Secure a job with a visa-sponsoring employer
Confirm in writing that your employer will sponsor the visa sujeta a contrato. They must provide: signed employment contract; proof of company legal registration; evidence of the company’s ability to pay minimum salary (CLP 500,000/month minimum). Established language institutes, private schools, and international schools all have this infrastructure. Smaller independents may not.
Prepare your document package
Passport (valid 6+ months) · employment contract · apostilled degree certificate + official Spanish translation · apostilled TEFL/teaching certificate · criminal background check (apostilled; home country + all countries of residence last 5 years) · proof of health insurance · photos as specified. Documents must be translated into Spanish and certified — allow 4–6 weeks for apostilles.
Submit application (in Chile or from home country)
If you have a confirmed job offer before travel: apply at the Chilean consulate in your home country. If you’re finding your job in-person upon arrival: submit through Chile’s immigration authority (Servicio Nacional de Migraciones) in Chile. Both pathways are valid. The Chilean government’s online system allows digital submission for many applications.

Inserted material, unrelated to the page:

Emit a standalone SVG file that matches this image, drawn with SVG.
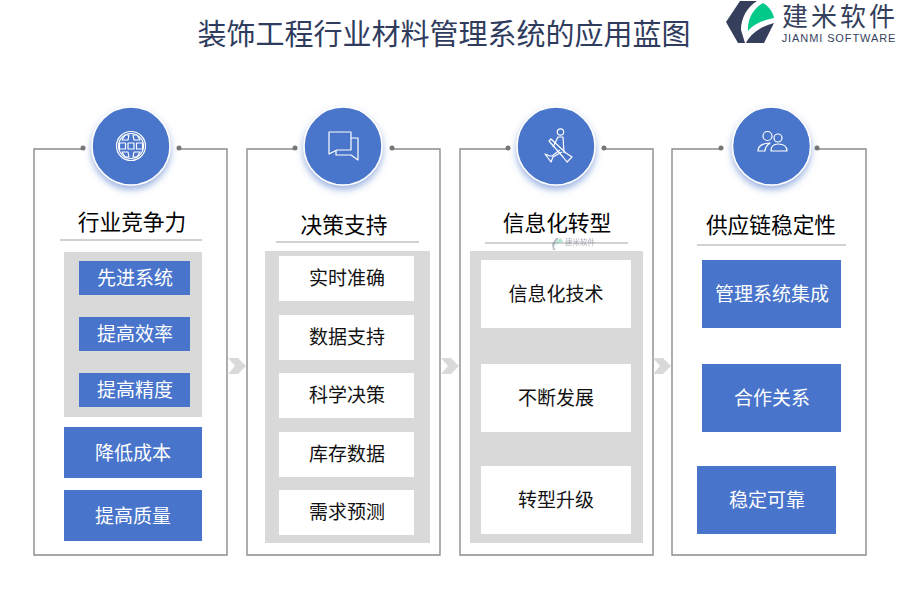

Receive RUT number; begin working legally
Critical: You cannot legally begin working in Chile until your visa is approved and you receive your RUT (Rol Único Tributario — Chilean tax ID) number. Starting work without authorisation can result in deportation and permanent visa bans. Processing time 6–8 months. Most teachers and employers operate under the understanding that a pending application is in process — but this is a legal grey area that should be managed carefully. Once your RUT is issued, you are fully legal.
Visa de residencia temporaria
The residencia temporaria is a more flexible temporary residency visa that is not tied to a single employer — useful for teachers who want to work at multiple schools or change positions without starting a new visa process. The trade-off: requires more paperwork, including validation of your university degree in Chile (a process that involves submitting credentials to the Chilean Ministry of Education — a tedious but manageable process) or demonstrating two or more existing work contracts.
After two years on either a visa sujeta a contrato or residencia temporaria, you can apply for permanent residency (residencia definitiva) in Chile. After five additional years of permanent residency, you can apply for Chilean citizenship. Chile’s path to residency is more accessible than Brazil’s but requires consistent legal employment status throughout.
Working holiday visa
Chile has working holiday visa agreements with a number of countries — including Australia, New Zealand, Germany, France, Ireland, and others — for applicants typically aged 18–30 (sometimes 35). The working holiday visa allows legal work in Chile for 12 months without needing an employer to sponsor a sujeta a contrato. This is a genuinely useful route for eligible nationalities: it provides legal work authorisation quickly, allows employer flexibility, and can be combined with language teaching and private tutoring.
Check your specific nationality’s eligibility and the current terms with the Chilean embassy in your home country before planning around this route — working holiday agreements change, and the income requirements and conditions vary by country agreement. USA citizens notably do not currently have a working holiday visa agreement with Chile.
Visa FAQ
What happens if I start working before my visa is approved?
The formal legal position: you must have your visa approved and RUT number issued before beginning work. In practice, many teachers and their employers manage the 6–8 month processing window with the application submitted and in process. This is a legal grey area — not as formally tolerated as Argentina’s tourist-visa norm, but practically present. Teachers who find this risk unacceptable should explore working holiday visa routes (if eligible) or apply for the visa from their home country before arrival to reduce the overlap. The critical point: ensure your employer is genuinely submitting the application, not simply advising you to “deal with it later.”
Does Chile’s visa sujeta a contrato cover family members?
Family members (spouse/partner and dependent children under 18) of visa sujeta a contrato holders can apply for dependent visas that allow legal residence in Chile. These dependent visas do not independently authorise work — your partner would need their own work visa to teach. The process involves submitting relationship documentation (marriage certificate, civil partnership certificate, or proof of stable relationship) alongside the primary visa application. Discuss family member visa arrangements explicitly with your employer’s HR support at the time of your own application.